### TASK TO COMPLETE
Omit pictures and quote the listing below line by line, from its start through the line that holds "const ages = [95, 115, 136, 157, 200, 256, 325];".

--*--

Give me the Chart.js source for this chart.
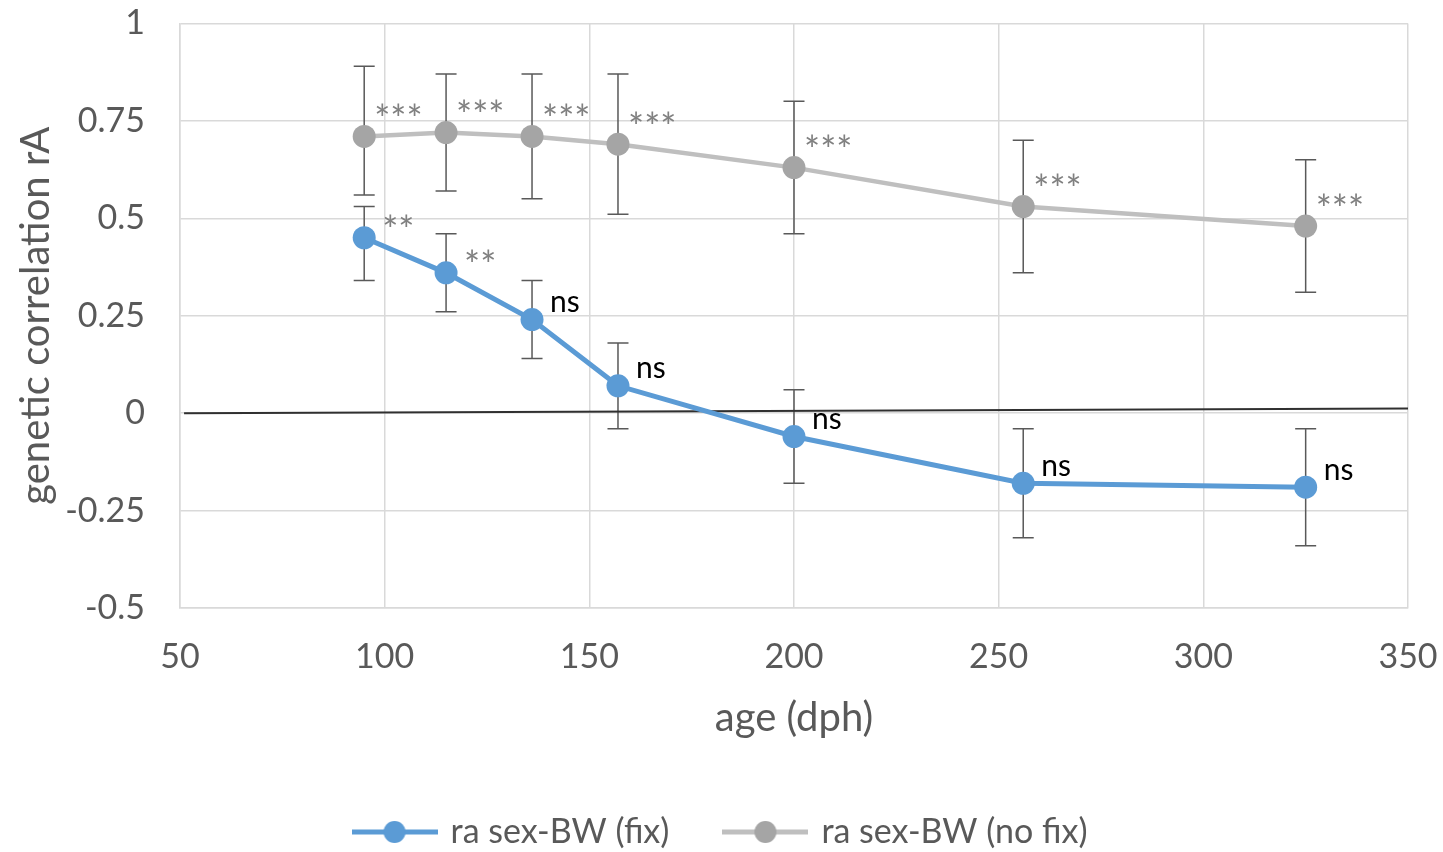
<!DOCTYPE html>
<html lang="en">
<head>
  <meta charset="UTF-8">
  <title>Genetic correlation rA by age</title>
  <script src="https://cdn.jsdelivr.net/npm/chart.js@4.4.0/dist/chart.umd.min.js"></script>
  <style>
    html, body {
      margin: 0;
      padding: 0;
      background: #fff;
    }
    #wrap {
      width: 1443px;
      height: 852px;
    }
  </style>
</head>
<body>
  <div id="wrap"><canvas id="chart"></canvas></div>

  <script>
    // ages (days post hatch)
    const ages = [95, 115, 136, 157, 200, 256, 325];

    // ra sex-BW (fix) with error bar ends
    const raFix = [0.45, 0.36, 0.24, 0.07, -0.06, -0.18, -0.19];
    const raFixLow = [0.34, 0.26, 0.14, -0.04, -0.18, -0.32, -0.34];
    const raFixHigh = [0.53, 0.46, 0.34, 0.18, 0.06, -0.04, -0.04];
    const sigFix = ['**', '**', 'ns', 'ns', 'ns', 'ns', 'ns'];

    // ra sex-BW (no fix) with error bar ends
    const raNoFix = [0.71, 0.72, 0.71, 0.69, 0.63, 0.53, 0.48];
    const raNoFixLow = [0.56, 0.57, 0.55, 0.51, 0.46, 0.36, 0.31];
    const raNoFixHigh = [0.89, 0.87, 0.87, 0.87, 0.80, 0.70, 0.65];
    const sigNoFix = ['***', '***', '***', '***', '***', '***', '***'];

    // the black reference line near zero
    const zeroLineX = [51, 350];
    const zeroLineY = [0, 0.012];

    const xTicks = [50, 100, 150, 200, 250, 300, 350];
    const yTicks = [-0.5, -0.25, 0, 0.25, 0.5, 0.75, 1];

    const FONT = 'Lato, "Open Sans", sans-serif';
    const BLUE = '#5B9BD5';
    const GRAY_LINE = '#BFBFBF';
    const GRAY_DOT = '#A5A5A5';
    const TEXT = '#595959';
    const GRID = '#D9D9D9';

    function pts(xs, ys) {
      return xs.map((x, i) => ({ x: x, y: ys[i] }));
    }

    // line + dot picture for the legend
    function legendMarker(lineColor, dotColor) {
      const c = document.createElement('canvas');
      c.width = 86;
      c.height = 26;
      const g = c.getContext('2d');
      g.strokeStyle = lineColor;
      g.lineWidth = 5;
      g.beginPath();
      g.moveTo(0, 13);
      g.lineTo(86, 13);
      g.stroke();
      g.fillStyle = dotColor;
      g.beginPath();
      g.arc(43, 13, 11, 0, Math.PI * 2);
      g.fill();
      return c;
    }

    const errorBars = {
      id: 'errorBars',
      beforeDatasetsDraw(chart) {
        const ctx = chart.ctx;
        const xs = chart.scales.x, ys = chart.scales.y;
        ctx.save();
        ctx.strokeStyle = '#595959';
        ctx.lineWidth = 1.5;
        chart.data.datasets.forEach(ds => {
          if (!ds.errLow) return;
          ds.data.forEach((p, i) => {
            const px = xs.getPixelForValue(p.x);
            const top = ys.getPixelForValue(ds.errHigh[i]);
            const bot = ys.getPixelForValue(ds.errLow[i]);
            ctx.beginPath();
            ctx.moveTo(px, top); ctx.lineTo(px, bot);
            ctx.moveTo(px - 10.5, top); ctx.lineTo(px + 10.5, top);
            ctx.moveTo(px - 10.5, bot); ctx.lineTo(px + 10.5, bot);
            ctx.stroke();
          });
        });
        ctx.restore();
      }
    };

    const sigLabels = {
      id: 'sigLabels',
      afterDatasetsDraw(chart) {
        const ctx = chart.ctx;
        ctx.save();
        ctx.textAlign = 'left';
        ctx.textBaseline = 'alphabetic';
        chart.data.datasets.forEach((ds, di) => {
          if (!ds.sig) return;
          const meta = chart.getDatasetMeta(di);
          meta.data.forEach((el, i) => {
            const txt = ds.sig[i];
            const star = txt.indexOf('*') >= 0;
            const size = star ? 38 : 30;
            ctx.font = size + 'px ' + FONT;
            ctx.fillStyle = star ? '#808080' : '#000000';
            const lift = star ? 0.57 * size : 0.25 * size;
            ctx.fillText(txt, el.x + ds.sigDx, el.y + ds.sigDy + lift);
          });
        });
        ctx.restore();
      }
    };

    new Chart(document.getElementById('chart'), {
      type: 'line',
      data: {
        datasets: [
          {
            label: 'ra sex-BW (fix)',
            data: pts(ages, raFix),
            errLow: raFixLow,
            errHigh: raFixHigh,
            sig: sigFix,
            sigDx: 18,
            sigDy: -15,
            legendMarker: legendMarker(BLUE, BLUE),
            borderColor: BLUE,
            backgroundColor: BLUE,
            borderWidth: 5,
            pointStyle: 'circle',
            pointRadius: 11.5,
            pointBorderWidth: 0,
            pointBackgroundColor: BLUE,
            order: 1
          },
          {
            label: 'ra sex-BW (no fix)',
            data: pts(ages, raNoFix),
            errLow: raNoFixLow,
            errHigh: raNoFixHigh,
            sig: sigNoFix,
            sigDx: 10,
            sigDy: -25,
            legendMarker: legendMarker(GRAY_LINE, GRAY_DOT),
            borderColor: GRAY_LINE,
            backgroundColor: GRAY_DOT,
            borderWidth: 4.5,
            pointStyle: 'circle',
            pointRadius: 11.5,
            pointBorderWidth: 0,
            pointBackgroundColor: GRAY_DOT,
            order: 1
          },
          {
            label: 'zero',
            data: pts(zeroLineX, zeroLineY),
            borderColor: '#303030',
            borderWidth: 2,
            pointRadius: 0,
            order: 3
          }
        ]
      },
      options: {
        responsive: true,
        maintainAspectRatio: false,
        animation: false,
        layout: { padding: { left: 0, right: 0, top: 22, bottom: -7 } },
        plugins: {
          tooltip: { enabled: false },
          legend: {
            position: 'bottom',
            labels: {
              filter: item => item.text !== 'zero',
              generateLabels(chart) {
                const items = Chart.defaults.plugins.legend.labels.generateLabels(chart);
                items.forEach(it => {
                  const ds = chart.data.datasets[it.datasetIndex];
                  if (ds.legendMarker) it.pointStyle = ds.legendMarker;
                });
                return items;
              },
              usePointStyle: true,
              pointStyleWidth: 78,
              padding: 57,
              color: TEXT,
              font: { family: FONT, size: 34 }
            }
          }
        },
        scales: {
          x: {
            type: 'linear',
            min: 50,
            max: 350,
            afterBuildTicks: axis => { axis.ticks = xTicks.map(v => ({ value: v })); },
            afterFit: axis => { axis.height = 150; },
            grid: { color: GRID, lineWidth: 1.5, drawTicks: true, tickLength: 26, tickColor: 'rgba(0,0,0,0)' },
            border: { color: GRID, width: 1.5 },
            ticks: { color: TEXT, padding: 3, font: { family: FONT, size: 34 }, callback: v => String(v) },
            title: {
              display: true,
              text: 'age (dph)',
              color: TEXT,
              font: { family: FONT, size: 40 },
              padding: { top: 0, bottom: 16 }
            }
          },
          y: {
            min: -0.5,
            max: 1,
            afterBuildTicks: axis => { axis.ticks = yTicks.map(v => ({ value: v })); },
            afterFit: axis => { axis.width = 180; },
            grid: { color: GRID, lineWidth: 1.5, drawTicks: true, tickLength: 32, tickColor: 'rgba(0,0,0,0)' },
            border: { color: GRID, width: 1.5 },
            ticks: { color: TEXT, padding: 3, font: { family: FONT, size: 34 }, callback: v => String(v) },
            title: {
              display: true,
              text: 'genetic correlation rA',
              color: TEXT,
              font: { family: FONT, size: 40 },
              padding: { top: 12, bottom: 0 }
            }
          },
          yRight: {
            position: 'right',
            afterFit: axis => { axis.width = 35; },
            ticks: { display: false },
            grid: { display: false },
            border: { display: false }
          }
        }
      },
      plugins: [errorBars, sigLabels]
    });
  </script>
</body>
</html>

--*--

### ANSWER IN FULL
Give me the Chart.js source for this chart.
<!DOCTYPE html>
<html lang="en">
<head>
  <meta charset="UTF-8">
  <title>Genetic correlation rA by age</title>
  <script src="https://cdn.jsdelivr.net/npm/chart.js@4.4.0/dist/chart.umd.min.js"></script>
  <style>
    html, body {
      margin: 0;
      padding: 0;
      background: #fff;
    }
    #wrap {
      width: 1443px;
      height: 852px;
    }
  </style>
</head>
<body>
  <div id="wrap"><canvas id="chart"></canvas></div>

  <script>
    // ages (days post hatch)
    const ages = [95, 115, 136, 157, 200, 256, 325];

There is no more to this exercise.